The bias-variance decomposition is:

$\expectation_{\sets}[(\,\hat{\ff}_{\sets}(\rvx) - \ff(\rvx)\,)^2] = \var(\hat{\ff}(\rvx)) + \bias(\hat{\ff}(\rvx))^2$

It is important to distinguish error in estimation (between $\ff$ and $\hat{\ff}$ ) and error in prediction (between $\sy$ and $\hat{\sy}$ ). Let’s tackle the error in prediction now.

The bias-variance-noise decomposition

A frequent use case for regression is when $\sy$ is a signal of $\rvx$ distorted by some random $0$ -mean noise $\epsilon$ :

$\begin{cases}\sy = \ff(\rvx) + \epsilon \\ \expectation[\epsilon] = 0\end{cases}$

In such cases, the error in prediction between $\ry$ and $\hat{\ry}$ can be expressed using the bias-variance-noise decomposition:

$\expectation_{\sets, \epsilon}[(\,\hat{\sy}_{\sets} - \sy\,)^2] = \bias(\hat{\ff})^2 + \var(\hat{\ff}) + \var(\epsilon)$

See our dedicated article for more info.

Illustration

This can be illustrated using polynomial regressions. A polynomial regression of degree $1$ is a line regression, which have high bias but very low variance. As the polynomial degree increases, the bias reduces but the variance increases.

On the plot below:

the red curve is the deterministic relationship $\truemodel(\inputvec)$ ;
the red dots are observations $(\inputvec, \outputval)$ polluted by the noise $\epsilon$ (which explains why they are not on the line);
the blue curve is the regression line of one model $\trainedmodel$ .

Polynomial fitting

To vizualize the bias and variance tradeoff, we need to train several models. Let’s generate several trainset $\trainset \sim \mathcal{S}$ using the source. Recall that the relationship $\truemodel$ to be learned is the same accross datasets, but the noise observations are random.

On the plot below:

the red curve is the deterministic relationship $\truemodel$ ;
we didn’t plot the red dots to avoid cluter;
the blue curves are the regression lines for each of the trained model generated thus.
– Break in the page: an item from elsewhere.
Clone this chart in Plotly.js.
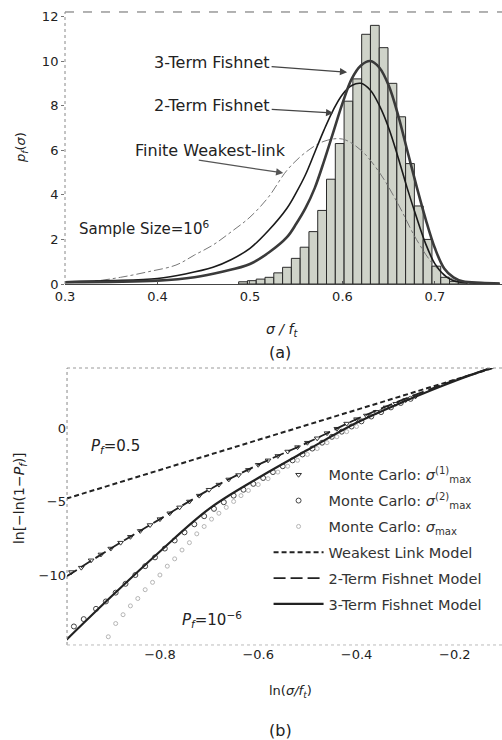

Variance in polynomial fitting

We can see that as the degree increases the blue curves are more and more appart from each other. This is a manifestation of the high variance.

Taking the average of the blue lines, we can visualize the bias. On the picture below, we graphed the mean of the regression curves in blue. The gray shape around it is the spread of all the regression curves.

Variance in polynomial fitting 2

We can see that for low degree polynomials, the blue curve does not fit the red curve: they have high bias. But the gray shape has small width: they have low variance.
On the other hand, for high degree polynomials, the blue curve perfectly match the red curve: they have low bias. But the gray shape has large width: they have high variance.